In an exclusive survey, 82% of parents told the Chartered Management Institute (CMI) that employers and schools should work more closely together to make it easier for young people to get a job.
More than 1,000 parents of 11-18-year-olds were spoken to as part of the research, and many highlighted the need for greater access to work experience. Only a third of parents think that employers are doing enough to offer the opportunity to young people, and more than three quarters (78%) think it’s the best way to boost employability.
On A-level results day, CMI showed that parents want to see more apprenticeships made available too, and were increasingly favouring the mix of practical and academic experience that an apprenticeship offers, over university degrees.

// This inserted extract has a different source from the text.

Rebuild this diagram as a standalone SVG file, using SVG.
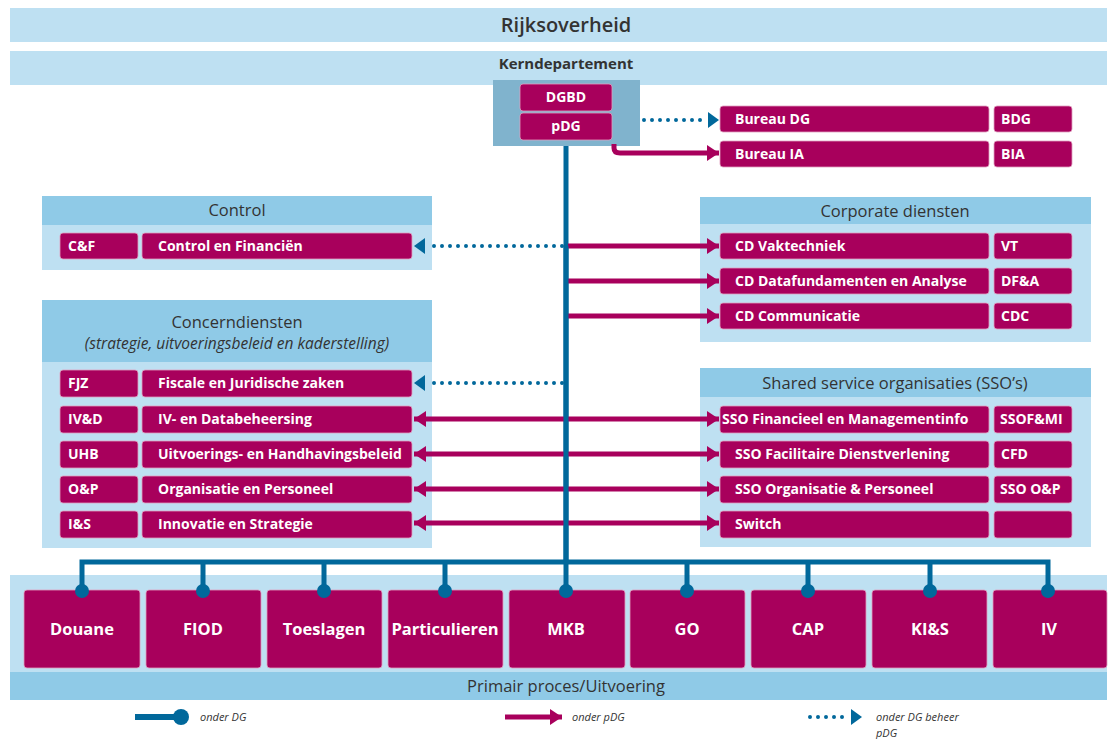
<svg xmlns="http://www.w3.org/2000/svg" width="1109" height="739" viewBox="0 0 1109 739">
<style>
.band{fill:#bee0f2}
.hdr{fill:#8fcae7}
.box{fill:#a8005c;stroke:#e0a0bf;stroke-width:0.8}
.bt{font-family:"Open Sans","Liberation Sans",sans-serif;font-weight:bold;fill:#fff;font-size:14px}
.bb{font-family:"Open Sans","Liberation Sans",sans-serif;font-weight:bold;fill:#fff;font-size:16.5px;text-anchor:middle}
.ht{font-family:"Open Sans","Liberation Sans",sans-serif;fill:#333;font-size:16.5px;text-anchor:middle}
.lg{font-family:"Open Sans","Liberation Sans",sans-serif;fill:#333;font-size:11px;font-style:italic}
.mg{stroke:#a8005c;stroke-width:5;fill:none}
.bl{stroke:#01689b;stroke-width:5;fill:none}
.dt{stroke:#01689b;stroke-width:4;fill:none;stroke-dasharray:0 8;stroke-linecap:round}
</style>
<defs>
<marker id="am" markerUnits="userSpaceOnUse" markerWidth="12" markerHeight="16" refX="12" refY="8" orient="auto-start-reverse" viewBox="0 0 12 16"><path d="M0,0 L12,8 L0,16 z" fill="#a8005c"/></marker>
<marker id="ab" markerUnits="userSpaceOnUse" markerWidth="11" markerHeight="16" refX="11" refY="8" orient="auto" viewBox="0 0 11 16"><path d="M0,0 L11,8 L0,16 z" fill="#01689b"/></marker>
</defs>
<rect width="1109" height="739" fill="#fff"/>

<g id="rijksoverheid">
<rect class="band" x="10" y="8" width="1097" height="34"/>
<text x="566" y="32" class="ht" style="font-size:20px;font-weight:600">Rijksoverheid</text>
</g>
<g id="kerndepartement">
<rect class="band" x="10" y="51" width="1097" height="34"/>
<text x="566" y="69" class="ht" style="font-size:15px;font-weight:bold">Kerndepartement</text>
<rect x="493" y="80" width="147" height="66" fill="#80b3cd"/>
</g>
<g id="dgbd"><rect class="box" x="520" y="84" width="92" height="27" rx="3"/><text class="bt" x="566" y="102" text-anchor="middle">DGBD</text></g>
<g id="pdg"><rect class="box" x="520" y="113" width="92" height="27" rx="3"/><text class="bt" x="566" y="131" text-anchor="middle">pDG</text></g>

<g id="bureau-dg"><rect class="box" x="720" y="106" width="269" height="26" rx="3"/><rect class="box" x="994" y="106" width="78" height="26" rx="3"/><text class="bt" x="735" y="124">Bureau DG</text><text class="bt" x="1001" y="124">BDG</text></g>
<g id="bureau-ia"><rect class="box" x="720" y="141" width="269" height="26" rx="3"/><rect class="box" x="994" y="141" width="78" height="26" rx="3"/><text class="bt" x="735" y="159">Bureau IA</text><text class="bt" x="1001" y="159">BIA</text></g>

<g id="control">
<rect class="band" x="42" y="196" width="390" height="74"/>
<rect class="hdr" x="42" y="196" width="390" height="29"/>
<text class="ht" x="237" y="216">Control</text>
<rect class="box" x="60" y="233" width="78" height="26" rx="3"/><rect class="box" x="142" y="233" width="270" height="26" rx="3"/>
<text class="bt" x="68" y="251">C&amp;F</text><text class="bt" x="158" y="251">Control en Financiën</text>
</g>

<g id="concerndiensten">
<rect class="band" x="42" y="300" width="390" height="248"/>
<rect class="hdr" x="42" y="300" width="390" height="62"/>
<text class="ht" x="237" y="328">Concerndiensten</text>
<text class="ht" x="237" y="349" font-style="italic" style="font-size:15.5px">(strategie, uitvoeringsbeleid en kaderstelling)</text>
<g id="fjz"><rect class="box" x="60" y="370" width="78" height="27" rx="3"/><rect class="box" x="142" y="370" width="270" height="27" rx="3"/><text class="bt" x="68" y="388">FJZ</text><text class="bt" x="158" y="388">Fiscale en Juridische zaken</text></g>
<g id="ivd"><rect class="box" x="60" y="406" width="78" height="27" rx="3"/><rect class="box" x="142" y="406" width="270" height="27" rx="3"/><text class="bt" x="68" y="424">IV&amp;D</text><text class="bt" x="158" y="424">IV- en Databeheersing</text></g>
<g id="uhb"><rect class="box" x="60" y="441" width="78" height="27" rx="3"/><rect class="box" x="142" y="441" width="270" height="27" rx="3"/><text class="bt" x="68" y="459">UHB</text><text class="bt" x="158" y="459">Uitvoerings- en Handhavingsbeleid</text></g>
<g id="op"><rect class="box" x="60" y="476" width="78" height="27" rx="3"/><rect class="box" x="142" y="476" width="270" height="27" rx="3"/><text class="bt" x="68" y="494">O&amp;P</text><text class="bt" x="158" y="494">Organisatie en Personeel</text></g>
<g id="is"><rect class="box" x="60" y="511" width="78" height="27" rx="3"/><rect class="box" x="142" y="511" width="270" height="27" rx="3"/><text class="bt" x="68" y="529">I&amp;S</text><text class="bt" x="158" y="529">Innovatie en Strategie</text></g>
</g>

<g id="corporate-diensten">
<rect class="band" x="700" y="197" width="391" height="145"/>
<rect class="hdr" x="700" y="197" width="391" height="27"/>
<text class="ht" x="895" y="217">Corporate diensten</text>
<g id="vt"><rect class="box" x="720" y="233" width="269" height="26" rx="3"/><rect class="box" x="994" y="233" width="78" height="26" rx="3"/><text class="bt" x="735" y="251">CD Vaktechniek</text><text class="bt" x="1001" y="251">VT</text></g>
<g id="dfa"><rect class="box" x="720" y="268" width="269" height="26" rx="3"/><rect class="box" x="994" y="268" width="78" height="26" rx="3"/><text class="bt" x="735" y="286">CD Datafundamenten en Analyse</text><text class="bt" x="1001" y="286">DF&amp;A</text></g>
<g id="cdc"><rect class="box" x="720" y="303" width="269" height="26" rx="3"/><rect class="box" x="994" y="303" width="78" height="26" rx="3"/><text class="bt" x="735" y="321">CD Communicatie</text><text class="bt" x="1001" y="321">CDC</text></g>
</g>

<g id="sso">
<rect class="band" x="700" y="368" width="391" height="179"/>
<rect class="hdr" x="700" y="368" width="391" height="29"/>
<text class="ht" x="895" y="389">Shared service organisaties (SSO’s)</text>
<g id="ssofmi"><rect class="box" x="720" y="406" width="269" height="27" rx="3"/><rect class="box" x="994" y="406" width="78" height="27" rx="3"/><text class="bt" x="722" y="424">SSO Financieel en Managementinfo</text><text class="bt" x="1000" y="424">SSOF&amp;MI</text></g>
<g id="cfd"><rect class="box" x="720" y="441" width="269" height="27" rx="3"/><rect class="box" x="994" y="441" width="78" height="27" rx="3"/><text class="bt" x="735" y="459">SSO Facilitaire Dienstverlening</text><text class="bt" x="1001" y="459">CFD</text></g>
<g id="ssoop"><rect class="box" x="720" y="476" width="269" height="27" rx="3"/><rect class="box" x="994" y="476" width="78" height="27" rx="3"/><text class="bt" x="735" y="494">SSO Organisatie &amp; Personeel</text><text class="bt" x="1000" y="494">SSO O&amp;P</text></g>
<g id="switch"><rect class="box" x="720" y="511" width="269" height="27" rx="3"/><rect class="box" x="994" y="511" width="78" height="27" rx="3"/><text class="bt" x="735" y="529">Switch</text></g>
</g>

<g id="primair-proces">
<rect class="band" x="10" y="575" width="1097" height="97"/>
<rect class="hdr" x="10" y="672" width="1097" height="28"/>
<text class="ht" x="566" y="692">Primair proces/Uitvoering</text>
<g id="douane"><rect class="box" x="24" y="590" width="116" height="78" rx="3"/><text class="bb" x="82" y="635">Douane</text></g>
<g id="fiod"><rect class="box" x="146" y="590" width="115" height="78" rx="3"/><text class="bb" x="203" y="635">FIOD</text></g>
<g id="toeslagen"><rect class="box" x="267" y="590" width="115" height="78" rx="3"/><text class="bb" x="324" y="635">Toeslagen</text></g>
<g id="particulieren"><rect class="box" x="388" y="590" width="115" height="78" rx="3"/><text class="bb" x="445" y="635">Particulieren</text></g>
<g id="mkb"><rect class="box" x="509" y="590" width="116" height="78" rx="3"/><text class="bb" x="566" y="635">MKB</text></g>
<g id="go"><rect class="box" x="630" y="590" width="115" height="78" rx="3"/><text class="bb" x="687" y="635">GO</text></g>
<g id="cap"><rect class="box" x="751" y="590" width="115" height="78" rx="3"/><text class="bb" x="808" y="635">CAP</text></g>
<g id="kis"><rect class="box" x="872" y="590" width="115" height="78" rx="3"/><text class="bb" x="930" y="635">KI&amp;S</text></g>
<g id="iv"><rect class="box" x="993" y="590" width="114" height="78" rx="3"/><text class="bb" x="1049" y="635">IV</text></g>
</g>

<g id="connectors">
<path class="bl" d="M566,146 V591"/>
<path class="bl" d="M82,591 V562 H1048 V591 M203,562 V591 M324,562 V591 M445,562 V591 M687,562 V591 M808,562 V591 M930,562 V591"/>
<g fill="#01689b">
<circle cx="82" cy="591" r="7"/><circle cx="203" cy="591" r="7"/><circle cx="324" cy="591" r="7"/><circle cx="445" cy="591" r="7"/><circle cx="566" cy="591" r="7"/><circle cx="687" cy="591" r="7"/><circle cx="808" cy="591" r="7"/><circle cx="930" cy="591" r="7"/><circle cx="1048" cy="591" r="7"/>
</g>
<path class="dt" d="M644,120 H708"/>
<path d="M708,120 H719" stroke="none" marker-end="url(#ab)"/>
<path class="mg" d="M614,144 V148 Q614,153 620,153 H719" marker-end="url(#am)"/>
<path class="dt" d="M562,246 H426"/>
<path d="M426,246 H414" stroke="none" marker-end="url(#ab)"/>
<path class="dt" d="M562,383 H426"/>
<path d="M426,383 H414" stroke="none" marker-end="url(#ab)"/>
<path class="mg" d="M568,246 H719" marker-end="url(#am)"/>
<path class="mg" d="M568,281 H719" marker-end="url(#am)"/>
<path class="mg" d="M568,316 H719" marker-end="url(#am)"/>
<path class="mg" d="M414,419 H719" marker-start="url(#am)" marker-end="url(#am)"/>
<path class="mg" d="M414,454 H719" marker-start="url(#am)" marker-end="url(#am)"/>
<path class="mg" d="M414,489 H719" marker-start="url(#am)" marker-end="url(#am)"/>
<path class="mg" d="M414,523 H719" marker-start="url(#am)" marker-end="url(#am)"/>
<path class="bl" d="M566,246 V560"/>
</g>

<g id="legend">
<path d="M135,717 H180" stroke="#01689b" stroke-width="6"/>
<circle cx="181" cy="717" r="8" fill="#01689b"/>
<text class="lg" x="200" y="721">onder DG</text>
<path class="mg" d="M505,717 H562" marker-end="url(#am)"/>
<text class="lg" x="572" y="721">onder pDG</text>
<path class="dt" d="M810,717 H850"/>
<path d="M850,717 H862" stroke="none" marker-end="url(#ab)"/>
<text class="lg" x="876" y="721">onder DG beheer</text>
<text class="lg" x="876" y="737">pDG</text>
</g>
</svg>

While employers themselves are looking for students with work experience, the CMI’s head of policy, Rob Wall, says it’s “critical” that parents are up-to-date with the full range of study and work options available to young people after GCSE study.
He explains: “Employability is a key priority for parents. As the key influencer in young people’s decision-making, parents need to be making their children aware as early as possible about the range of options post-GCSE, which will help them develop those skills we know are highly prized by employers, such as management, leadership and enterprise.”
As the professional body for management and leadership, the CMI is helping to raise awareness of new management apprenticeship options for young people. The programmes offer a complementary alternative to academic-only learning, with the advantage of an income, work experience and skills growth.